Suppose we have an $m \times 3$ matrix $A = \begin{pmatrix} a_1 & a_2 & a_3 \end{pmatrix}$ (of rank 3), and we do Gram-Schmidt to obtain a matrix $Q = \begin{pmatrix} q_1 & q_2 & q_3 \end{pmatrix}$, or equivalently the QR factorization $A = QR$. In the following questions, simplify your answers as much as possible (in terms of the given matrices and/or vectors).
(a) What is $Q^T A$?
(b) If $P_Q$ is the projection matrix onto $C(Q)$, what is $P_Q A$?

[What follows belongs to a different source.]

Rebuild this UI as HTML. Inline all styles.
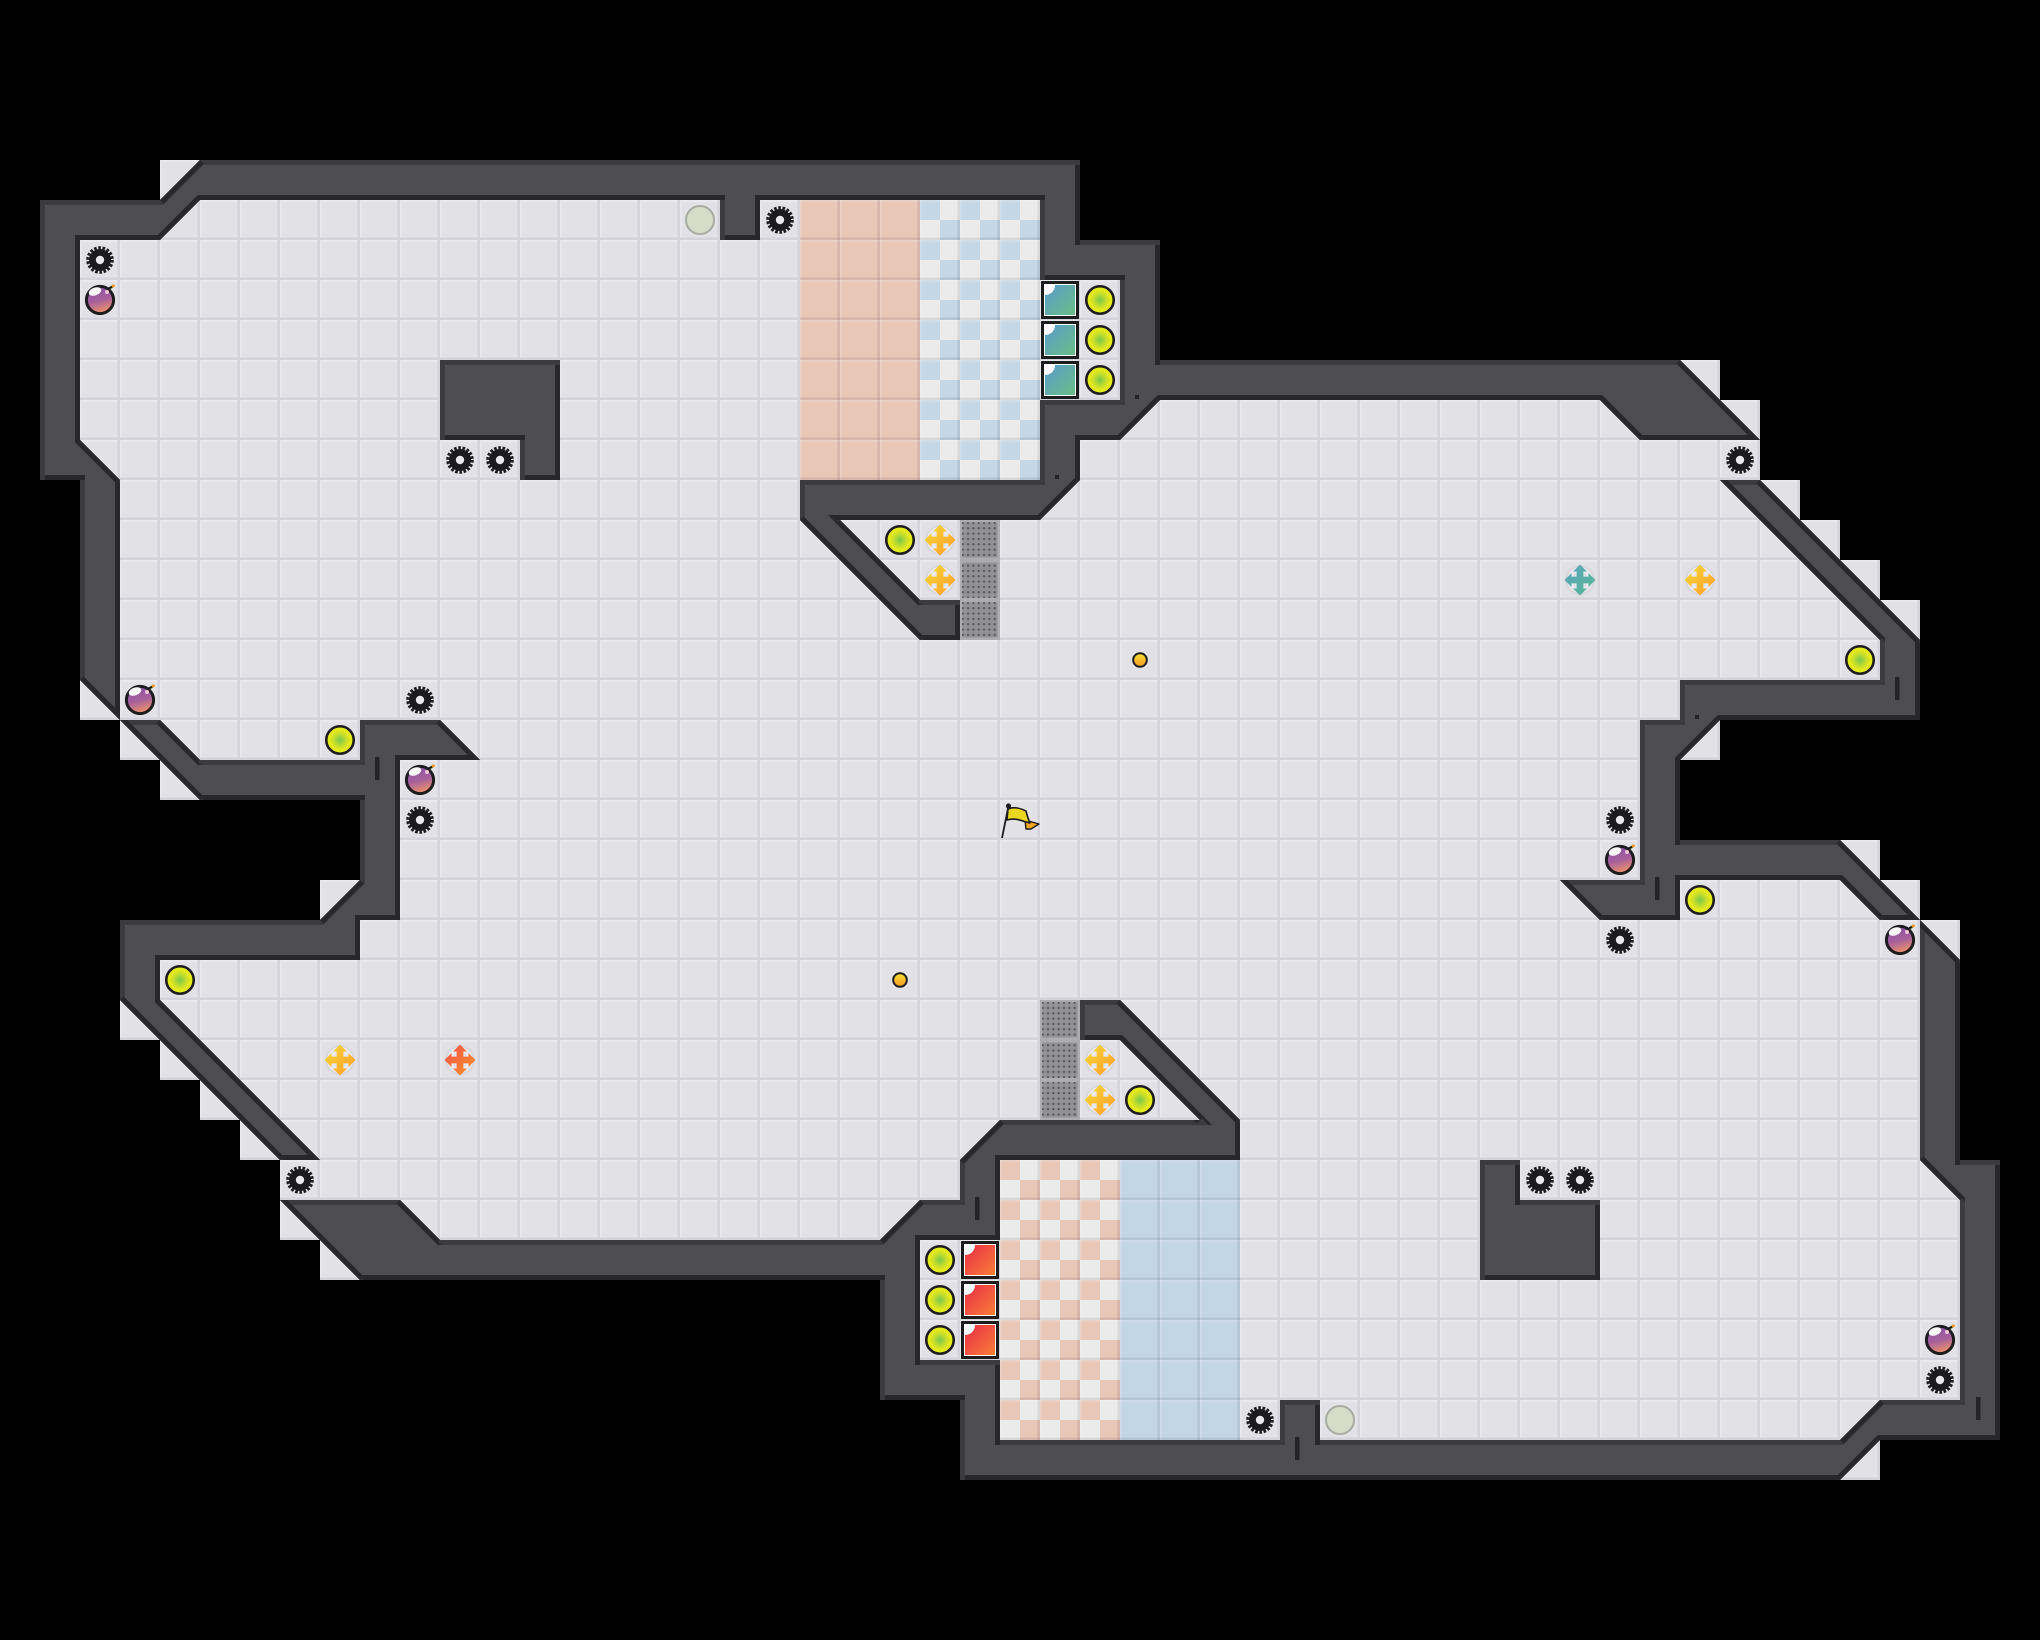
<!DOCTYPE html>
<html>
<head>
<meta charset="utf-8">
<title>Map</title>
<style>
html,body{margin:0;padding:0;background:#000;}
svg{display:block;}
</style>
</head>
<body>
<svg xmlns="http://www.w3.org/2000/svg" width="2040" height="1640" viewBox="0 0 2040 1640">
<defs>
  <pattern id="t" width="40" height="40" patternUnits="userSpaceOnUse">
    <rect width="40" height="40" fill="#e1e1e6"/>
    <rect width="40" height="2" fill="#eaeaee"/>
    <rect width="2" height="40" fill="#e8e8ec"/>
    <rect y="37.5" width="40" height="2.5" fill="#d3d3d9"/>
    <rect x="37.5" width="2.5" height="40" fill="#d3d3d9"/>
  </pattern>
  <pattern id="b" width="40" height="40" patternUnits="userSpaceOnUse">
    <rect width="40" height="2" fill="#fff" fill-opacity=".18"/>
    <rect width="2" height="40" fill="#fff" fill-opacity=".13"/>
    <rect y="37.5" width="40" height="2.5" fill="#000" fill-opacity=".08"/>
    <rect x="37.5" width="2.5" height="40" fill="#000" fill-opacity=".08"/>
  </pattern>
  <pattern id="cb" width="40" height="40" patternUnits="userSpaceOnUse">
    <rect width="40" height="40" fill="#ebebec"/>
    <rect width="20" height="20" fill="#c3d7e7"/>
    <rect x="20" y="20" width="20" height="20" fill="#c3d7e7"/>
  </pattern>
  <pattern id="cp" width="40" height="40" patternUnits="userSpaceOnUse">
    <rect width="40" height="40" fill="#ebebec"/>
    <rect width="20" height="20" fill="#e8c6b8"/>
    <rect x="20" y="20" width="20" height="20" fill="#e8c6b8"/>
  </pattern>
  <pattern id="dots" x="1040" y="1000" width="5.33" height="5.33" patternUnits="userSpaceOnUse">
    <circle cx="2.66" cy="2.66" r="1.2" fill="#58585c"/>
  </pattern>
  <clipPath id="fc" transform="scale(40)">
    <path d="M1 5L4 5L5 4L27 4L27 6L29 6L29 9L42 9L44 11L44 12L48 16L48 18L43 18L42 19L42 21L46 21L48 23L49 24L49 29L50 29L50 36L47 36L46 37L24 37L24 35L22 35L22 32L9 32L7 30L7 29L3 25L3 23L8 23L9 22L9 20L5 20L3 18L2 17L2 12L1 12Z
    M4 4L5 4L4 5Z M2 17L3 18L2 18Z M3 18L4 19L3 19Z M4 19L5 20L4 20Z M8 22L9 22L8 23Z
    M3 25L4 26L3 26Z M4 26L5 27L4 27Z M5 27L6 28L5 28Z M6 28L7 29L6 29Z
    M7 30L8 31L7 31Z M8 31L9 32L8 32Z M47 36L47 37L46 37Z
    M42 9L43 9L43 10Z M43 10L44 10L44 11Z
    M44 12L45 12L45 13Z M45 13L46 13L46 14Z M46 14L47 14L47 15Z M47 15L48 15L48 16Z
    M43 18L43 19L42 19Z
    M46 21L47 21L47 22Z M47 22L48 22L48 23Z M48 23L49 23L49 24Z"/>
  </clipPath>
  <path id="W" d="M1 5L4 5L5 4L27 4L27 6L29 6L29 9L42 9L44 11L41 11L40 10L29 10L28 11L27 11L27 12L26 13L21 13L23 15L24 15L24 16L23 16L20 13L20 12L26 12L26 10L28 10L28 7L26 7L26 5L19 5L19 6L18 6L18 5L5 5L4 6L2 6L2 11L3 12L3 18L2 17L2 12L1 12Z
  M3 18L4 18L5 19L9 19L9 18L11 18L12 19L10 19L10 23L9 23L9 24L4 24L4 25L8 29L7 29L3 25L3 23L8 23L9 22L9 20L5 20Z
  M7 30L10 30L11 31L22 31L23 30L24 30L24 29L25 28L30 28L28 26L27 26L27 25L28 25L31 28L31 29L25 29L25 31L23 31L23 34L25 34L25 36L32 36L32 35L33 35L33 36L46 36L47 35L49 35L49 30L48 29L48 23L49 24L49 29L50 29L50 36L47 36L46 37L24 37L24 35L22 35L22 32L9 32Z
  M43 12L44 12L48 16L48 18L43 18L42 19L42 21L46 21L48 23L47 23L46 22L42 22L42 23L40 23L39 22L41 22L41 18L42 18L42 17L47 17L47 16Z
  M11 9L14 9L14 12L13 12L13 11L11 11Z
  M37 29L38 29L38 30L40 30L40 32L37 32Z"/>
  <clipPath id="wc"><use href="#W"/></clipPath>

  <linearGradient id="gBomb" x1="0.2" y1="0" x2="0.5" y2="1">
    <stop offset="0" stop-color="#8a4fb0"/><stop offset=".55" stop-color="#a8609a"/><stop offset="1" stop-color="#f0946a"/>
  </linearGradient>
  <radialGradient id="gGreen">
    <stop offset="0" stop-color="#72c84c"/><stop offset=".4" stop-color="#bedc30"/><stop offset=".75" stop-color="#e6ea1c"/><stop offset="1" stop-color="#e9ea1c"/>
  </radialGradient>
  <linearGradient id="gY" x1="0" y1="0" x2="1" y2="1">
    <stop offset="0" stop-color="#ffdc3c"/><stop offset="1" stop-color="#fb9a26"/>
  </linearGradient>
  <linearGradient id="gT" x1="0" y1="0" x2="1" y2="1">
    <stop offset="0" stop-color="#5aa4c0"/><stop offset="1" stop-color="#5ab792"/>
  </linearGradient>
  <linearGradient id="gO" x1="0" y1="0" x2="1" y2="1">
    <stop offset="0" stop-color="#f0504a"/><stop offset="1" stop-color="#fb942a"/>
  </linearGradient>
  <linearGradient id="gBlue" x1="0" y1="0" x2="1" y2="1">
    <stop offset="0" stop-color="#5a9acb"/><stop offset="1" stop-color="#68bf86"/>
  </linearGradient>
  <linearGradient id="gRed" x1="0" y1="0" x2="1" y2="1">
    <stop offset="0" stop-color="#e62c42"/><stop offset="1" stop-color="#fb7d3a"/>
  </linearGradient>
  <linearGradient id="gGold" x1="0" y1="0" x2="0" y2="1">
    <stop offset="0" stop-color="#f8e030"/><stop offset="1" stop-color="#f89a28"/>
  </linearGradient>

  <g id="gear">
    <circle r="11" fill="#1c1c1e"/>
    <circle r="12" fill="none" stroke="#1c1c1e" stroke-width="3.6" stroke-dasharray="2.6 1.59"/>
    <circle r="4.2" fill="#e8e8ec"/>
  </g>
  <g id="bomb">
    <circle r="13.6" fill="url(#gBomb)" stroke="#1c1c1e" stroke-width="3"/>
    <ellipse cx="-5" cy="-8.5" rx="6.5" ry="3.8" transform="rotate(-20 -5 -8.5)" fill="#fff"/>
    <circle cx="7" cy="-8" r="2" fill="#f0c8d8"/>
    <path d="M9 -11.5L12.5 -13.5" stroke="#1c1c1e" stroke-width="2.2" fill="none"/>
    <circle cx="13.3" cy="-14" r="1.6" fill="#f59a23"/>
  </g>
  <g id="green"><circle r="13.75" fill="url(#gGreen)" stroke="#1c1c1e" stroke-width="2.6"/></g>
  <g id="pale"><circle r="14" fill="#d5dcc8" stroke="#a9aba5" stroke-width="2"/></g>
  <path id="arrow" d="M-15.5 0L-8.5 -7L-8.5 -3.4L-3.4 -3.4L-3.4 -8.5L-7 -8.5L0 -15.5L7 -8.5L3.4 -8.5L3.4 -3.4L8.5 -3.4L8.5 -7L15.5 0L8.5 7L8.5 3.4L3.4 3.4L3.4 8.5L7 8.5L0 15.5L-7 8.5L-3.4 8.5L-3.4 3.4L-8.5 3.4L-8.5 7Z"/>
  <g id="cy"><circle r="14" fill="#e9e9ed" stroke="#d4d4da" stroke-width="1.6"/><use href="#arrow" fill="url(#gY)"/></g>
  <g id="ct"><circle r="14" fill="#e9e9ed" stroke="#d4d4da" stroke-width="1.6"/><use href="#arrow" fill="url(#gT)"/></g>
  <g id="co"><circle r="14" fill="#e9e9ed" stroke="#d4d4da" stroke-width="1.6"/><use href="#arrow" fill="url(#gO)"/></g>
  <g id="gray">
    <rect width="40" height="40" fill="#adadb0"/>
    <rect x="2.5" y="2.5" width="35" height="35" fill="#929296"/>
  </g>
  <g id="sqb">
    <rect x="1" y="1" width="38" height="38" fill="#1c1c1e"/>
    <rect x="4" y="4" width="32" height="32" fill="#fff"/>
    <rect x="5" y="5" width="30" height="30" fill="url(#gBlue)"/>
    <path d="M5 5L15 5A10 10 0 0 1 5 15Z" fill="#fff"/>
  </g>
  <g id="sqr">
    <rect x="1" y="1" width="38" height="38" fill="#1c1c1e"/>
    <rect x="4" y="4" width="32" height="32" fill="#fff"/>
    <rect x="5" y="5" width="30" height="30" fill="url(#gRed)"/>
    <path d="M5 5L15 5A10 10 0 0 1 5 15Z" fill="#fff"/>
  </g>
</defs>

<rect width="2040" height="1640" fill="#000"/>

<!-- floor -->
<rect width="2040" height="1640" fill="url(#t)" clip-path="url(#fc)"/>

<!-- coloured floors -->
<rect x="800" y="200" width="120" height="280" fill="#e8c6b8"/>
<rect x="800" y="200" width="120" height="280" fill="url(#b)"/>
<rect x="920" y="200" width="120" height="280" fill="url(#cb)"/>
<rect x="920" y="200" width="120" height="280" fill="url(#b)"/>
<rect x="1120" y="1160" width="120" height="280" fill="#c3d6e6"/>
<rect x="1120" y="1160" width="120" height="280" fill="url(#b)"/>
<rect x="1000" y="1160" width="120" height="280" fill="url(#cp)"/>
<rect x="1000" y="1160" width="120" height="280" fill="url(#b)"/>

<!-- walls -->
<g transform="scale(40)">
  <g clip-path="url(#wc)">
    <use href="#W" fill="#4d4d52"/>
    <use href="#W" fill="none" stroke="#28282c" stroke-width=".25"/>
    <g transform="translate(.0625 .0625)"><use href="#W" fill="none" stroke="#3a3a3f" stroke-width=".125"/></g>
    <path fill="none" stroke="#28282c" stroke-width=".25" d="M4 5L5 4M5 5L4 6M42 9L44 11M41 11L40 10M29 10L28 11M27 12L26 13M21 13L23 15M23 16L20 13M2 11L3 12M3 18L2 17M4 18L5 19M11 18L12 19M4 25L8 29M7 29L3 25M8 23L9 22M5 20L3 18M10 30L11 31M22 31L23 30M24 29L25 28M30 28L28 26M28 25L31 28M46 36L47 35M49 30L48 29M48 23L49 24M47 36L46 37M9 32L7 30M44 12L48 16M43 18L42 19M46 21L48 23M47 23L46 22M40 23L39 22M47 16L43 12"/>
  </g>
</g>

<!-- wall ticks -->
<g fill="#242428">
  <rect x="375" y="757" width="4.5" height="23"/>
  <rect x="975" y="1197" width="4.5" height="23"/>
  <rect x="1295" y="1437" width="4.5" height="23"/>
  <rect x="1976" y="1397" width="4.5" height="23"/>
  <rect x="1655" y="877" width="4.5" height="23"/>
  <rect x="1895" y="677" width="4.5" height="23"/>
  <rect x="1135" y="395" width="4" height="4"/>
  <rect x="1055" y="475" width="4" height="4"/>
  <rect x="1695" y="715" width="4" height="4"/>
</g>

<!-- gray textured tiles -->
<use href="#gray" x="960" y="520"/><use href="#gray" x="960" y="560"/><use href="#gray" x="960" y="600"/>
<use href="#gray" x="1040" y="1000"/><use href="#gray" x="1040" y="1040"/><use href="#gray" x="1040" y="1080"/>
<g fill="url(#dots)">
  <rect x="962" y="522" width="36" height="36"/><rect x="962" y="562" width="36" height="36"/><rect x="962" y="602" width="36" height="36"/>
  <rect x="1042" y="1002" width="36" height="36"/><rect x="1042" y="1042" width="36" height="36"/><rect x="1042" y="1082" width="36" height="36"/>
</g>

<!-- squares -->
<use href="#sqb" x="1040" y="280"/><use href="#sqb" x="1040" y="320"/><use href="#sqb" x="1040" y="360"/>
<use href="#sqr" x="960" y="1240"/><use href="#sqr" x="960" y="1280"/><use href="#sqr" x="960" y="1320"/>

<!-- gears -->
<use href="#gear" x="100" y="260"/><use href="#gear" x="780" y="220"/><use href="#gear" x="460" y="460"/><use href="#gear" x="500" y="460"/>
<use href="#gear" x="1740" y="460"/><use href="#gear" x="420" y="700"/><use href="#gear" x="420" y="820"/><use href="#gear" x="1620" y="820"/>
<use href="#gear" x="1620" y="940"/><use href="#gear" x="300" y="1180"/><use href="#gear" x="1540" y="1180"/><use href="#gear" x="1580" y="1180"/>
<use href="#gear" x="1940" y="1380"/><use href="#gear" x="1260" y="1420"/>

<!-- bombs -->
<use href="#bomb" x="100" y="300"/><use href="#bomb" x="140" y="700"/><use href="#bomb" x="420" y="780"/>
<use href="#bomb" x="1620" y="860"/><use href="#bomb" x="1900" y="940"/><use href="#bomb" x="1940" y="1340"/>

<!-- green orbs -->
<use href="#green" x="1100" y="300"/><use href="#green" x="1100" y="340"/><use href="#green" x="1100" y="380"/>
<use href="#green" x="900" y="540"/><use href="#green" x="1860" y="660"/><use href="#green" x="340" y="740"/>
<use href="#green" x="1700" y="900"/><use href="#green" x="180" y="980"/><use href="#green" x="1140" y="1100"/>
<use href="#green" x="940" y="1260"/><use href="#green" x="940" y="1300"/><use href="#green" x="940" y="1340"/>

<!-- pale orbs -->
<use href="#pale" x="700" y="220"/><use href="#pale" x="1340" y="1420"/>

<!-- crosses -->
<use href="#cy" x="940" y="540"/><use href="#cy" x="940" y="580"/><use href="#cy" x="1700" y="580"/>
<use href="#cy" x="340" y="1060"/><use href="#cy" x="1100" y="1060"/><use href="#cy" x="1100" y="1100"/>
<use href="#ct" x="1580" y="580"/><use href="#co" x="460" y="1060"/>

<!-- gold dots -->
<circle cx="1140" cy="660" r="6.8" fill="url(#gGold)" stroke="#1c1c1e" stroke-width="2"/>
<circle cx="900" cy="980" r="6.8" fill="url(#gGold)" stroke="#1c1c1e" stroke-width="2"/>

<!-- flag -->
<path d="M1025 820L1039 824L1031 829L1026 829Z" fill="#f5a623" stroke="#1c1c1e" stroke-width="1.4" stroke-linejoin="round"/>
<path d="M1008 809C1014 806 1022 809 1026 811C1027 815 1028 819 1030 823C1024 822 1016 817 1007 820Z" fill="#ecd61e" stroke="#1c1c1e" stroke-width="1.6" stroke-linejoin="round"/>
<path d="M1008.5 806L1002 838" stroke="#1c1c1e" stroke-width="1.8" fill="none"/>
<circle cx="1008.5" cy="806" r="2.6" fill="#1c1c1e"/>
</svg>
</body>
</html>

(c) If $P_A$ is the projection matrix onto $C(A)$, what is $P_A Q$?
(d) What is $P_Q B$ where $B = \begin{pmatrix} 2a_1 & 3q_2 & 4a_3-q_1 \end{pmatrix}$?
The $3 \times 3$ matrix $A = \begin{pmatrix} a & b & c \\ d & e & f \\ g & h & i \end{pmatrix}$ (assumed full rank / invertible) has the QR factorization $$ A = Q \begin{pmatrix} r_{11} & r_{12} & r_{13} \\ & r_{22} & r_{23} \\ & & r_{33} \end{pmatrix} $$
(a) Give a formula for $r_{11}$ in terms of $a,b,c,d,e,f,g,h,i$ (but not any of the elements of $Q$).
(b) Solve for the vector $x$ in the equation $$ Q^T x = \begin{pmatrix} 1 \\ 0 \\ 0 \end{pmatrix} $$ in terms of $a,b,c,d,e,f,g,h,i$.